Jonathan Tasini, in his online “Front Page Posts,” tears down the façade erected by treaty backers.

“Foreign investor rights--a typical pro-corporate measure--would tighten the grip that large corporations have on Colombia’s natural resources and launch a large-scale plundering of timber and minerals,” he writes. “Without a government willing to nationalize such resources…you can be sure that huge riches will flow to a handful of people while most of the population will remain penniless.

“The underlying dynamic for so-called free trade is corrosive: driving down wages and seeking the lowest cost and most compliant labor pool.” (The lowest rate is Vietnam at $50 a month. The Thailand rate is a magnificent $70 a month.)

Every so-called agreement starting with the North American Free Trade Agreement of 1994 has been proclaimed as a wonder of the economic world. Yet that “wonder” has been nothing of the kind.

The Colombia pact is being pushed by President Bush just as he recently lauded NAFTA. But if Bush is for “free trade” it is bad for everyone but Big Business.

Free trade is unfair trade. It means job losses in the United States. It means sweatshops abroad. It means exploitation--and murder in Colombia.

Nearly 2,600 union members have been killed in Colombia since 1991. The government lets paramilitaries do the killing. Some of the vigilantes are even paid by U.S.-based multinational corporations.

Unfortunately, such crimes against humanity, condemned globally, are OK in America just as torture is.

No wonder AFL-CIO president John Sweeney says: “Congress must reject this agreement until workers in Colombia can exercise their fundamental human rights without fear.”

Another reason Bush gives for adopting the treaty is a bad reason: Colombia is one of the few allies the United States has left in Latin America. Bush’s reasoning is that Colombia is a foe of Venezuela and other leftist governments escaping U.S. tutelage.

Another reason Bush promulgates is equally bogus: national security. Many sins are committed in the name of national security. It is used by governments to hide embarrassment or, in the trade case, to cloak corporate bias.

It recalls an illustrative story. When under intense fire during Watergate, President Nixon asked an aide: “Gee, what’ll we do, what’ll we say?”

“Say it’s national security,” the aide replied. Et voilà!

Now the Establishment press is rallying behind the pact with its Big Business mindset. The New York Times and San Francisco Chronicle, liberal on social issues, urge treaty ratification. The Times argues fatuously that the union murder rate has “improved,” dropping to 39 last year from 197 in 2001. Some “improvement”!

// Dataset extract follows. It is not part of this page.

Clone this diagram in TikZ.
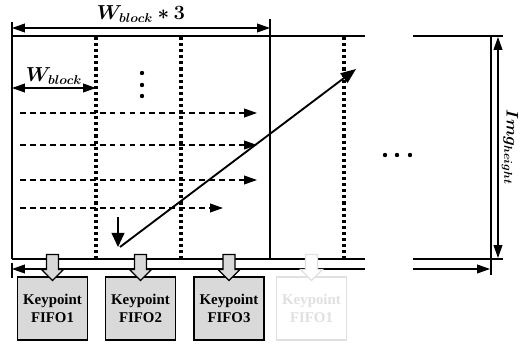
\documentclass[tikz,border=0pt]{standalone}
\usepackage{amsmath,bm}
\usepackage{fontspec}
\setmainfont{Liberation Serif}
\usetikzlibrary{arrows.meta}
\definecolor{fifogray}{HTML}{D9D9D9}
\definecolor{fadegray}{HTML}{E0E0E0}

\tikzset{
  frame/.style={line width=1.5pt},
  tip/.style={-{Triangle[length=11pt,width=7.5pt]}},
  dim/.style={line width=1pt,{Triangle[length=11pt,width=7.5pt]}-{Triangle[length=11pt,width=7.5pt]}},
  scan/.style={line width=1pt,dash pattern=on 5pt off 3.5pt,tip},
  blockline/.style={line width=3pt,dash pattern=on 2.6pt off 2.6pt},
  lbl/.style={font=\fontsize{16}{19}\selectfont},
  fifo/.style={draw,fill=fifogray,line width=1.2pt,minimum width=2.1cm,minimum height=1.89cm,
    align=center,inner sep=0pt,font=\bfseries\fontsize{12.7}{15.5}\selectfont},
  fifooff/.style={fifo,draw=fadegray,fill=white,text=fadegray},
  pushoff/.style={draw=fadegray,fill=white},
  pics/push/.style={code={
    \draw[line width=1.1pt,fill=fifogray,#1]
      (-6,-13) -- (6,-13) -- (6,2) -- (11,2) -- (0,13) -- (-11,2) -- (-6,2) -- cycle;
  }},
  pics/push/.default={}
}

\begin{document}
\begin{tikzpicture}[x=0.03cm,y=-0.03cm]
  \useasboundingbox (0,0) rectangle (523,345);

  % image frame, split where the columns are left out
  \draw[frame] (12,36) -- (365,36);
  \draw[frame] (413,36) -- (503,36);
  \draw[frame] (12,259) -- (365,259);
  \draw[frame] (413,259) -- (503,259);
  \draw[frame] (12,22) -- (12,259);
  \draw[frame] (491,36) -- (491,275);
  \draw[line width=1pt] (270,19) -- (270,259);
  \draw[line width=1pt] (12,263) -- (12,278);

  % block borders
  \foreach \x in {96,181,344}
    \draw[blockline] (\x,37) -- (\x,259);

  % widths and height
  \coordinate (w3l) at (12,28);
  \coordinate (w3r) at (270,28);
  \draw[dim] (w3l) -- node[lbl,above=1pt] {$\bm{W_{block}*3}$} (w3r);
  \coordinate (wbl) at (12,88);
  \coordinate (wbr) at (96,88);
  \draw[dim] (wbl) -- node[lbl,above=-1pt] {$\bm{W_{block}}$} (wbr);
  \coordinate (ht) at (498,37);
  \coordinate (hb) at (498,258);
  \draw[dim] (ht) -- (hb);
  \node[font=\fontsize{14.5}{17}\selectfont,rotate=-90,inner sep=0pt] (imgh) at (510,147) {$\bm{Img_{height}}$};

  % bottom arrow
  \coordinate (bl) at (12,269);
  \coordinate (bm) at (365,269);
  \coordinate (bn) at (413,269);
  \coordinate (br) at (490,269);
  \draw[line width=1pt,{Triangle[length=11pt,width=7.5pt]}-] (bl) -- (bm);
  \draw[line width=1pt,tip] (bn) -- (br);

  % row scan
  \foreach \y/\e [count=\i] in {113/257,145/257,180/257,208/223} {
    \coordinate (s\i) at (20,\y);
    \coordinate (e\i) at (\e,\y);
    \draw[scan] (s\i) -- (e\i);
  }
  \coordinate (dtop) at (118,217);
  \coordinate (dbot) at (118,247);
  \draw[line width=1.2pt,-{Triangle[length=12pt,width=11pt]}] (dtop) -- (dbot);
  \coordinate (jmp) at (120,247);
  \coordinate (jmpend) at (356,69);
  \draw[line width=1.6pt,-{Triangle[length=13pt,width=10pt]}] (jmp) -- (jmpend);

  \foreach \y in {73,85,96}
    \fill (142,\y) circle (2.2);
  \foreach \x in {385,397,410}
    \fill (\x,155) circle (2.2);

  % keypoint FIFOs
  \node[fifo] (fifo1) at (52.5,308.5) {Keypoint\\FIFO1};
  \node[fifo] (fifo2) at (140.5,308.5) {Keypoint\\FIFO2};
  \node[fifo] (fifo3) at (229,308.5) {Keypoint\\FIFO3};
  \node[fifooff] (fifo4) at (311.5,308.5) {Keypoint\\FIFO1};
  \pic at (52.5,267.5) {push};
  \pic at (140.5,267.5) {push};
  \pic at (229,267.5) {push};
  \pic at (311.5,267.5) {push=pushoff};
\end{tikzpicture}
\end{document}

More and more American companies are outsourcing. They are what The Nation calls free riders. “They enjoy all the benefits of being ‘American,’ getting government services and subsidies, protection of the U.S. military while discarding reciprocal obligations to the host country, jobs, economic investment and paying a fair share of the tax burden.”

NAFTA started the trade deceit. It was ratified by so-called Democrats joining the money-hungry Republicans in Congress. The Central American Free Trade Argreement followed, passing because of GOP chicanery that included, in effect, bribery.

Before the 2005 CAFTA vote, President Bush visited the Capitol to twist the arms of reluctant GOP lawmakers from textile-producing and sugar-growing states. Then Speaker Dennis Hastert kept the vote open for nearly two hours to cajole opponents, getting them to switch sides with promises to do whatever necessary to restrict imports into their districts.

Now the lobbyists for the Colombia pact have brought the siege guns to batter Congress. More than 50 members got all-expense-paid trips to Colombia, including dinners at posh restaurants. Meanwhile, Clintonites are applying pressure on behalf of ratification.

Tocqueville, that acute observer of America in the 19th century, noted that nothing is greater in America than commerce. It’s still true. It’s also true as Marx wrote in “The Communist Manifesto”: capitalism leaves “no other bond between man and man than naked self-interest and callous ‘cash payment.’ ”

Gorbachev showed the world that socialism has a human face. It is impossible for capitalism to have a human face.

1 Comments:

Blogger Unknown said...

For decades India followed the sort of autarky you seem to advocate. The result was soul crushing poverty for hundreds of millions of people.

In Europe capitalism and free trade has been practiced for the last half century. The result has been a once bloody continent living in relative peace. Thanks to the huge amount of economic activity generated by capitalism the people of Europe enjoy free health care and do not have to live in fear and desperation. There seems to be something soulful about that.